Style of J. J. Confuron Burgundies?

I’m considering a small purchase of wines from this producer but don’t have experience with them. What is the general style–heavy on the oak? slow to mature? other comments.

These are recent vintages? At least in early 2000s the wines were pretty oaky, at least the village Chambolle and some PCs.
Unsure if still the case.

Only experience with nineties JJC.
'93 VR Les Beaux Monts, NSG Les Chaboeufs, both with some oak, but more fruit. Elegant classic burgs, at 15y.
'96 Clos de Vougeot, still hard, good acid, at only 10y.
'97 RSV, fine with fresh apple acid, on the light side, some tannins/oak left. Evolves faster than I initially guessed. Not the best RSV around, but still a very nice drink, at 11y. (Not a great fan of '97, that be Burgs and Bordeaux.)

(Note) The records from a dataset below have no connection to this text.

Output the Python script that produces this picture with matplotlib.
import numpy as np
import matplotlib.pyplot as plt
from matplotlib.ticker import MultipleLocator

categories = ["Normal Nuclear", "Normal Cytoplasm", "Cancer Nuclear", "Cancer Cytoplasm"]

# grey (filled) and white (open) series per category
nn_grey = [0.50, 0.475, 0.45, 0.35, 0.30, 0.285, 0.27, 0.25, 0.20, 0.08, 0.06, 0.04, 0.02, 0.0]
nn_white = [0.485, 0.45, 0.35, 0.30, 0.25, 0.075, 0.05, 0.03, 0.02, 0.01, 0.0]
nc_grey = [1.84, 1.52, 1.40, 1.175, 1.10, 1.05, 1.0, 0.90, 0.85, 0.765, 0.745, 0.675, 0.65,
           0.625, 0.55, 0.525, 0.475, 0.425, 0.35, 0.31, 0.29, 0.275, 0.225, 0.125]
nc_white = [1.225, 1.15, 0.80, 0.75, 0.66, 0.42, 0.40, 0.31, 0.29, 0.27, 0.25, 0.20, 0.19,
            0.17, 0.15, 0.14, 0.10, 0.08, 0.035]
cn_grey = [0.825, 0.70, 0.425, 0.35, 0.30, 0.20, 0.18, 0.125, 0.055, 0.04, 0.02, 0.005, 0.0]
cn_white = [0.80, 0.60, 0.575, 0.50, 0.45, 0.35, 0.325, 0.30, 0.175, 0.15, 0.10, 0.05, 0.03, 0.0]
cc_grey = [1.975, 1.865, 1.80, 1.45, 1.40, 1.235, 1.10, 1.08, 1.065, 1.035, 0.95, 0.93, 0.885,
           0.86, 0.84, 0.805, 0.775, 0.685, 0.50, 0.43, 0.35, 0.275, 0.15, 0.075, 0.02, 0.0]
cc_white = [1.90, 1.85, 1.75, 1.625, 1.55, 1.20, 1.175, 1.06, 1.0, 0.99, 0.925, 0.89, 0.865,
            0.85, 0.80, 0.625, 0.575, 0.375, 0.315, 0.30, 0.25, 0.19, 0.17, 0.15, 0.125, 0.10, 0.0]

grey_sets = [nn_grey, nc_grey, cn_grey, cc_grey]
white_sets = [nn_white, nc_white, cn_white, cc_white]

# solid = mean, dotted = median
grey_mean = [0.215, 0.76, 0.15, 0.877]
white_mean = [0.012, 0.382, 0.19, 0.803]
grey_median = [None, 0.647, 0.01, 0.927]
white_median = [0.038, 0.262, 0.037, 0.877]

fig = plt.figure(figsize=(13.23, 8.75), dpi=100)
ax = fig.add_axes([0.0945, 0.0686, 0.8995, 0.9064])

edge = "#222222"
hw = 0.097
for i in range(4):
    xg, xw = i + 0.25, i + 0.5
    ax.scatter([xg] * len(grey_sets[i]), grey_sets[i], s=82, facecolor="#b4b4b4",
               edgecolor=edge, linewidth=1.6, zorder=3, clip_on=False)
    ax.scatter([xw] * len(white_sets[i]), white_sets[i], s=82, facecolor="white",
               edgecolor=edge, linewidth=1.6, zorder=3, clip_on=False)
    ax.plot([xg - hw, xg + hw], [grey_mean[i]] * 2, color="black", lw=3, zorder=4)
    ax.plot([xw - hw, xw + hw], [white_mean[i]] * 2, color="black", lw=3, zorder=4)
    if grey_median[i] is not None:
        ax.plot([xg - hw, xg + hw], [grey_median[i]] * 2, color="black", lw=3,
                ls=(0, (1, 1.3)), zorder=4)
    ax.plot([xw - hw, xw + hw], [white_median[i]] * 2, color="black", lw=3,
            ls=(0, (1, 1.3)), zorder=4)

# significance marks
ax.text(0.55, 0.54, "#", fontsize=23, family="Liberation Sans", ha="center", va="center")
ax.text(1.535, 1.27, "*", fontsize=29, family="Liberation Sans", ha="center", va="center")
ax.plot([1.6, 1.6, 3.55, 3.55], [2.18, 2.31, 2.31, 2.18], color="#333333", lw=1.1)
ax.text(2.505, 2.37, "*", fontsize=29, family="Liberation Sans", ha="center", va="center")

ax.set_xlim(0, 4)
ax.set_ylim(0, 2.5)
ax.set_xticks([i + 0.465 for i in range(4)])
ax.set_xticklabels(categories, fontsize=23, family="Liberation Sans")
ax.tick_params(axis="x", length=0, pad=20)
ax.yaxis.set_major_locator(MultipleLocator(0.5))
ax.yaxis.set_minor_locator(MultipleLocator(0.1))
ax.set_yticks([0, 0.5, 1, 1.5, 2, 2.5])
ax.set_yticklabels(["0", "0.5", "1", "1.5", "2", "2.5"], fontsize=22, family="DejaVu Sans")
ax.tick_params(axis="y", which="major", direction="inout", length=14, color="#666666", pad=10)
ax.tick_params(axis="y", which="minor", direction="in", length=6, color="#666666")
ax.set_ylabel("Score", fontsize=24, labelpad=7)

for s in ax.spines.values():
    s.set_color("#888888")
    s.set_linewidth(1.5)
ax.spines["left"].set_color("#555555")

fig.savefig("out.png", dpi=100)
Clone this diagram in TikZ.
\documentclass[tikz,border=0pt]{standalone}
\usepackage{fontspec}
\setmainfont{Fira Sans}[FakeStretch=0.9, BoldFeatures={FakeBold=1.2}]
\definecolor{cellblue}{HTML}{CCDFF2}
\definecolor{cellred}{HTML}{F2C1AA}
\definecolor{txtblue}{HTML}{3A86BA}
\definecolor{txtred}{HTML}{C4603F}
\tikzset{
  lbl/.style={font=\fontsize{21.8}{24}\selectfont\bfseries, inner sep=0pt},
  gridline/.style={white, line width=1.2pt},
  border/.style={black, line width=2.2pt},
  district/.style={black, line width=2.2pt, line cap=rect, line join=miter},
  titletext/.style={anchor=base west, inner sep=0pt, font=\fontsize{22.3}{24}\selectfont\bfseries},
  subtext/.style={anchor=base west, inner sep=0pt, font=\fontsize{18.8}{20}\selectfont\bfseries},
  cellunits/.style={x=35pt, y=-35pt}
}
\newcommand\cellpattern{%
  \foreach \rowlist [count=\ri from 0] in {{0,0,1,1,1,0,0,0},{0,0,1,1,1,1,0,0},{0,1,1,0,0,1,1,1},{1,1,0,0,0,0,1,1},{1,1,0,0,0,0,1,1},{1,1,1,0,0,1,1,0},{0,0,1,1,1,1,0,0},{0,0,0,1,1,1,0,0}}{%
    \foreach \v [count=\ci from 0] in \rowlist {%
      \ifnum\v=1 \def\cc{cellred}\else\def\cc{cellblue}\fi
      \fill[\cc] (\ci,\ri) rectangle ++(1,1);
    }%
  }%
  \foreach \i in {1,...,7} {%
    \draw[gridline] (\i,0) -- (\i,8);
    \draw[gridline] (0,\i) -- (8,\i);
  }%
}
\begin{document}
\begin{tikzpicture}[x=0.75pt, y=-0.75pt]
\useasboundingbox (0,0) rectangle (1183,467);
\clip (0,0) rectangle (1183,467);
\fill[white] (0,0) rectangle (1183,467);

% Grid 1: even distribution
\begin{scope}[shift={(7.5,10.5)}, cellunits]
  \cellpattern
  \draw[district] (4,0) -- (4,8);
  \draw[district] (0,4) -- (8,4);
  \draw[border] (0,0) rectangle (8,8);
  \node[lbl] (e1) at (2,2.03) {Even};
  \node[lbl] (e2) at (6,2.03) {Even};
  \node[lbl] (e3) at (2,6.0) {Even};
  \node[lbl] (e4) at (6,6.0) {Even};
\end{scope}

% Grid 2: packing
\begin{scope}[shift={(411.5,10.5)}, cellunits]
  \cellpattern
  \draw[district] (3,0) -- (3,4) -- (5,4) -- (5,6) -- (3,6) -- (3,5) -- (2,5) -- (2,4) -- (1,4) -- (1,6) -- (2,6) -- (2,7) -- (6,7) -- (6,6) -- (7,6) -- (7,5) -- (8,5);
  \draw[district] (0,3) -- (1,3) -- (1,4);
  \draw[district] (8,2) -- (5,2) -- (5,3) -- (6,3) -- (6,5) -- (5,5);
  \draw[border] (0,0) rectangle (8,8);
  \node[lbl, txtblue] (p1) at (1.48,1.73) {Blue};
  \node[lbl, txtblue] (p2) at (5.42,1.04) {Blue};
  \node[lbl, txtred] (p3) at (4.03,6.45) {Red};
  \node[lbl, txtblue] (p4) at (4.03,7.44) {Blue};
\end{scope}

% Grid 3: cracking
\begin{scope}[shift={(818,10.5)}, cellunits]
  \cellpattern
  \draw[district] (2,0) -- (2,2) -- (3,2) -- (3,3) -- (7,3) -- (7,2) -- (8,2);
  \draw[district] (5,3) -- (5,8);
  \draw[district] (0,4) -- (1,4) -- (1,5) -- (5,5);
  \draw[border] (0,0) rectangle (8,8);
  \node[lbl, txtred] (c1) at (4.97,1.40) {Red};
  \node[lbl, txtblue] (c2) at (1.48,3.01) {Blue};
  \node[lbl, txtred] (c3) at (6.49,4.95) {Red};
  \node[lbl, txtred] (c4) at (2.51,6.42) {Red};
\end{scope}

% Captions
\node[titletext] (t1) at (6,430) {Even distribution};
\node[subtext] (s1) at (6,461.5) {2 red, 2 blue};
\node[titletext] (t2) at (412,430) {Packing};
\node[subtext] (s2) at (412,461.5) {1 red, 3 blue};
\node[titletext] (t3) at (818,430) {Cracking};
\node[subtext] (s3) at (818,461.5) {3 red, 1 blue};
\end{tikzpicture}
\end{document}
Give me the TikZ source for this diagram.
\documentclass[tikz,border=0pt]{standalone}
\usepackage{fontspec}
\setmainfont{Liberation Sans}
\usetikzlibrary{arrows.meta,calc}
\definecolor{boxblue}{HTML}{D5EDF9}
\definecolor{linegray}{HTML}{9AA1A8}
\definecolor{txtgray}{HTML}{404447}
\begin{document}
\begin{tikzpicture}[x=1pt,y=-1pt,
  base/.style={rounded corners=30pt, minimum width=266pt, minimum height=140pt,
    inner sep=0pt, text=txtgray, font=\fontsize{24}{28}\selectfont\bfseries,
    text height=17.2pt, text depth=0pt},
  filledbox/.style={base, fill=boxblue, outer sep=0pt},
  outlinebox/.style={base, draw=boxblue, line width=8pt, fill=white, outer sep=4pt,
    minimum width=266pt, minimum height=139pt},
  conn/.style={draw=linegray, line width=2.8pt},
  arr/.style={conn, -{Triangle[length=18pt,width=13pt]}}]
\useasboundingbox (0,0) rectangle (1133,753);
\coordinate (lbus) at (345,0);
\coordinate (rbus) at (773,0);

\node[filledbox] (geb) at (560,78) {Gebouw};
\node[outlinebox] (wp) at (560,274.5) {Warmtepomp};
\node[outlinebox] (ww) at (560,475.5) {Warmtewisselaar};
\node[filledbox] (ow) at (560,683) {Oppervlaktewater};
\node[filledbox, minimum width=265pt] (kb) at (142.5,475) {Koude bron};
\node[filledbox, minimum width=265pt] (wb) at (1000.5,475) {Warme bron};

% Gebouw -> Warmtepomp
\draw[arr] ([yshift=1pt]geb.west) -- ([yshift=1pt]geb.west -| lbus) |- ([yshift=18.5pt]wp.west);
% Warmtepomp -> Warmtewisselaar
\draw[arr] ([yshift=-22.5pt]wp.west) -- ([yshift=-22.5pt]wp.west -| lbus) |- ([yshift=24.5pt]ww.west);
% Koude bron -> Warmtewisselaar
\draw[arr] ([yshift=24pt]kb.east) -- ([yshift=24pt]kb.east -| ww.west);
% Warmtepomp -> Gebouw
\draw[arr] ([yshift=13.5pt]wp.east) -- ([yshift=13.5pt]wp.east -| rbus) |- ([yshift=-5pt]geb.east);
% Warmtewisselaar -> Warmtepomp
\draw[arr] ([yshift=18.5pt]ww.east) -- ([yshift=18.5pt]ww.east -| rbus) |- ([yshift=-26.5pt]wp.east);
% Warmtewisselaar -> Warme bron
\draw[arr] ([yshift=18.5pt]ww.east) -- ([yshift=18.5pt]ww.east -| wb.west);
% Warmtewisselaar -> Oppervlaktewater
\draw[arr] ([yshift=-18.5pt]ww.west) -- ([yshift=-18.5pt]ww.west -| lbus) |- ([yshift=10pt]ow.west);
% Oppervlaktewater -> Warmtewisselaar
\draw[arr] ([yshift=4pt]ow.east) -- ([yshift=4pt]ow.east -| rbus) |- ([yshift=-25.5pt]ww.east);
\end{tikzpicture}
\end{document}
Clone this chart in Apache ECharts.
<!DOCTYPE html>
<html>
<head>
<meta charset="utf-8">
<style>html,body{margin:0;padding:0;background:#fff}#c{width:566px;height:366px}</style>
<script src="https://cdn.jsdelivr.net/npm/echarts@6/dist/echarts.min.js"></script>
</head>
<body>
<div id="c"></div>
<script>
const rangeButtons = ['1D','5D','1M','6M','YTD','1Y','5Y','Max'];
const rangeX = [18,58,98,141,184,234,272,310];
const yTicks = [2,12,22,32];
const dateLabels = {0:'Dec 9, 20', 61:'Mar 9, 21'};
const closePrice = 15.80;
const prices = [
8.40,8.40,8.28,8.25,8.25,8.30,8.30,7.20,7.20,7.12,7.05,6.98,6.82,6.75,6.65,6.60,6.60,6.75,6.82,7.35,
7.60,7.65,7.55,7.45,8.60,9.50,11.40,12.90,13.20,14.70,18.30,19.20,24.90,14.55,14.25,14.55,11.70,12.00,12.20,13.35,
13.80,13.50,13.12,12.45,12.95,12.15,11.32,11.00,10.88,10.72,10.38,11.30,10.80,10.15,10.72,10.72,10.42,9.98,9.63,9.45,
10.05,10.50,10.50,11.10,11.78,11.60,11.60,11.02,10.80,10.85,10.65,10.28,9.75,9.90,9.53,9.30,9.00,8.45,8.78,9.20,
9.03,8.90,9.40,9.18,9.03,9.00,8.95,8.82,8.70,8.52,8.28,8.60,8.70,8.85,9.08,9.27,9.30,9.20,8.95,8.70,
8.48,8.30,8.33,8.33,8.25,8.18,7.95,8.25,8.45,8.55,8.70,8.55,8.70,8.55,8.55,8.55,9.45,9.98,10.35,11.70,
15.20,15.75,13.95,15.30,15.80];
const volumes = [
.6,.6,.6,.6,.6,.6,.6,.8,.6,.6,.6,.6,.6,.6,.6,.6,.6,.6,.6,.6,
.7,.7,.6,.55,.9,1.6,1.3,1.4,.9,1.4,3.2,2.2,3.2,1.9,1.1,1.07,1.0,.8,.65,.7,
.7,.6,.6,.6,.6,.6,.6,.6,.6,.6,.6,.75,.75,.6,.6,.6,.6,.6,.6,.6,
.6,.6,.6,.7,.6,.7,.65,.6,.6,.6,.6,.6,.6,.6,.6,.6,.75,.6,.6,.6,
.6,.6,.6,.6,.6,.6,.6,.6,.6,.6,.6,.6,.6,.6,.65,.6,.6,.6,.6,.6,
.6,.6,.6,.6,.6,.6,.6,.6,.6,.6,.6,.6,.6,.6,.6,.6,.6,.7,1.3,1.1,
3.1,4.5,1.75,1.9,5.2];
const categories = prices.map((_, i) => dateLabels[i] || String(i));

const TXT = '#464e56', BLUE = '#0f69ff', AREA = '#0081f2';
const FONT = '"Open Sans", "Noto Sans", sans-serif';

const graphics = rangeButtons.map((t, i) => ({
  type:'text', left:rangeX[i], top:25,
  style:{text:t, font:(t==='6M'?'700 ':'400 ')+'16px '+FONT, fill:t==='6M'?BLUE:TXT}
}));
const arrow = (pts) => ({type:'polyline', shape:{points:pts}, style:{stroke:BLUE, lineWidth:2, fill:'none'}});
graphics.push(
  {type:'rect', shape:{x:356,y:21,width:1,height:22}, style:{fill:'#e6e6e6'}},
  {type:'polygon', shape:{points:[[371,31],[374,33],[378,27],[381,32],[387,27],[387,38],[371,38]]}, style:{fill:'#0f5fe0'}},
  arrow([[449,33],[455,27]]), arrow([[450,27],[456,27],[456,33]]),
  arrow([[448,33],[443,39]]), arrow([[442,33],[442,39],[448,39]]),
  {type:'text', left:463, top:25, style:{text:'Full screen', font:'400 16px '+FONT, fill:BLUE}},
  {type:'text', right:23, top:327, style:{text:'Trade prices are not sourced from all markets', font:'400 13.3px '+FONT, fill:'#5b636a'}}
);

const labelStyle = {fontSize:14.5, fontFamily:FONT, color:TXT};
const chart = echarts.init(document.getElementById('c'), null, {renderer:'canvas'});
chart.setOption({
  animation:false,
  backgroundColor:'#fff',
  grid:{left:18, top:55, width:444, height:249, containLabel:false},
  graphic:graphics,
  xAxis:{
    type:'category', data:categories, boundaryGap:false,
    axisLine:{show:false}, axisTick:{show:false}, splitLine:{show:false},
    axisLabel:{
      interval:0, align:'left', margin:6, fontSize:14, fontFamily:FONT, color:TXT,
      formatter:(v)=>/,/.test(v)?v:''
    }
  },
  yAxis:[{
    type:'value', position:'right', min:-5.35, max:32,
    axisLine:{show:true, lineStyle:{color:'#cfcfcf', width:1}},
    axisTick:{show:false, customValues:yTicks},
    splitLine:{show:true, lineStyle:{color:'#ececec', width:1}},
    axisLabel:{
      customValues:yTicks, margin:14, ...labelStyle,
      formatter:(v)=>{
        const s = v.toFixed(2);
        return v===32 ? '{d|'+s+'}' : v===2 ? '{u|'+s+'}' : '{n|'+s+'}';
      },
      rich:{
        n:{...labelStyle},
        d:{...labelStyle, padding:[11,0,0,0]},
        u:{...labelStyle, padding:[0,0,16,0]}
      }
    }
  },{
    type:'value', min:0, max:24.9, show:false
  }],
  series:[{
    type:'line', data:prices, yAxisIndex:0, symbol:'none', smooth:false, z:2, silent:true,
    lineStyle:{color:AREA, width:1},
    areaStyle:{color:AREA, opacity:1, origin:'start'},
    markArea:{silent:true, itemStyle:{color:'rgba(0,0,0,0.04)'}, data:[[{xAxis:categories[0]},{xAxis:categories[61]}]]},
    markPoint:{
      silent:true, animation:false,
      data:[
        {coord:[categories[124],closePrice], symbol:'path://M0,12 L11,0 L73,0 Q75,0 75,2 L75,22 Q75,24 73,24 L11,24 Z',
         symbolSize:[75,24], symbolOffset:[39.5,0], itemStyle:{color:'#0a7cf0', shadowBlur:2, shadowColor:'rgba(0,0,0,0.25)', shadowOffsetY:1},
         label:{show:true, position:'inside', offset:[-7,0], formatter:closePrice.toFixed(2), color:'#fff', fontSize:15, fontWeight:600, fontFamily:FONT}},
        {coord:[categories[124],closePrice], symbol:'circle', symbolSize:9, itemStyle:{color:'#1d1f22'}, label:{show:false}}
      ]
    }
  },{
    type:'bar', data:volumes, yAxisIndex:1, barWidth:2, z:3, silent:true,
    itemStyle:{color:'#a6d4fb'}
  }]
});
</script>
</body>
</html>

I haven’t had the recent JJC releases, and interested in, if the style has changed in the last twenty years ?

Regards, Soren

JJ Confuron (Alain Meunier): the wines are made in a partially traditional, partially semi-modern style.
The vineyards are treated almost organically, with sorting in the vineyards and again at arrival.They are partially or completely destemmed.
The wines are usually medium dark coloured, with a shorter pre-maceration, fermentation in open vats, cap punched down, aging in oak casks, 15-60% new depending on vintage and Cru.
Usually they show very fine and true out of cask - and also in the 1st 1-2 years after bottling, but then they need time in the bottle, but age excellently (a Nuits Boudots 1992 recently was still very fine) … The oak shows a bit in the youth, but integrates very well …
(in the early 90ies they used a bit much oak explicitely for the US-market, but this has been abandoned …)

The Romanee-St-Vivant, Clos Vougeot, Vosne Beaumonts and the two Nuits are the stars … the Chambolle 1er and Village are also very good …
The 2015s were all great out of cask last week.

Attention: they are using Diam Corks since 2008, something that doesn´t make me very happy … but we´ll see.

Gerhard,

Any experience with the 93 RSV?

Dan

The 2002 Romanee St. Vivant was fabulous a couple of years ago.

Yes, but long ago … must have been around 2002/03 … very promising, but far too young …
It was very concentrated but seemed quite tight and closed … should be in a better spot now …

Hopefully, although perhaps not in double mags!

Oaky when young & very nice after sufficient time in bottle. Their Clos de Vougeot is excellent and the RSV is a beauty.

FWIW - we had unexspected guests tonight - and I opened spontaneously a bottle of

1996 JJ Confuron Chambolle-Musigny (Village):

medium full ruby colour, quite transparent, nose first a bit reserved (no slow-oxing or decanting, just p´n´p), opened up nicely over 1+ hour, red berries and cherries, some spices, noticable acidity but buffered with full mature fruit, really elegant and well balanced (no oak detectable), very enjoyable, medium length, fully mature, better drink up over the next 5 years, only slightly lacking in complexity which kept me from awarding an outstanding rating, conservative 89 points.

New oak percentages range from 30% (village) to 80-100% (Grand Cru). Raised for 15-18 months. I’ve never experienced a wine from them where the oak felt out of place or forced. To me they are powerful yet elegant wines made for ageing.

A bottle of the '09 RSV in April was stunning. Had the '05 on release and thought it showed plenty of oak but there was certainly powerful fruit there.